Reflecting on my time at Polygon, a few core lessons stand out:

This wasn’t a passive internship. It was a crash course in blockchain UX, startup chaos, and the high-stakes design needed to help a protocol scale globally. I walked in as an intern. I left as a product thinker, creative partner, and early contributor to one of the most exciting platforms in Web3.


  • Designing for Web3 is designing for clarity and trust: Complexity is a given in blockchain, good UX turns confusion into confidence.


  • Impact > titles: Even as an intern, I contributed meaningfully to product decisions and design direction.
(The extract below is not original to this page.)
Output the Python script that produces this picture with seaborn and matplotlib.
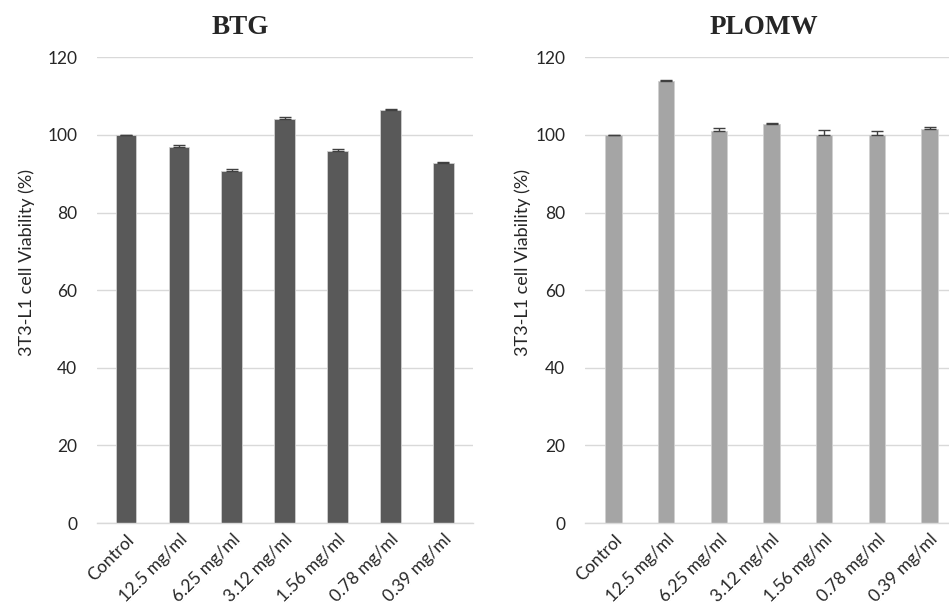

Leadership is earned through ownership.


  • Cross-functional agility is everything: Engineers, researchers, marketers, we moved as one unit, and collaboration was the glue.


  • Every pixel is strategic: From dashboards to decks, every design element had to align with the bigger mission of helping Polygon scale.


  • Web3 UX isn’t a nice-to-have; it's survival-critical: If users can’t understand or trust what they’re doing, the product fails. Design is where that trust is built.


Confidentiality Notice: Due to NDA restrictions, this case study does not include source files, original design assets, internal strategy documents, or detailed technical specifications. What you see here represents the work at a high level while respecting company confidentiality.


Thanks for reading and taking the time!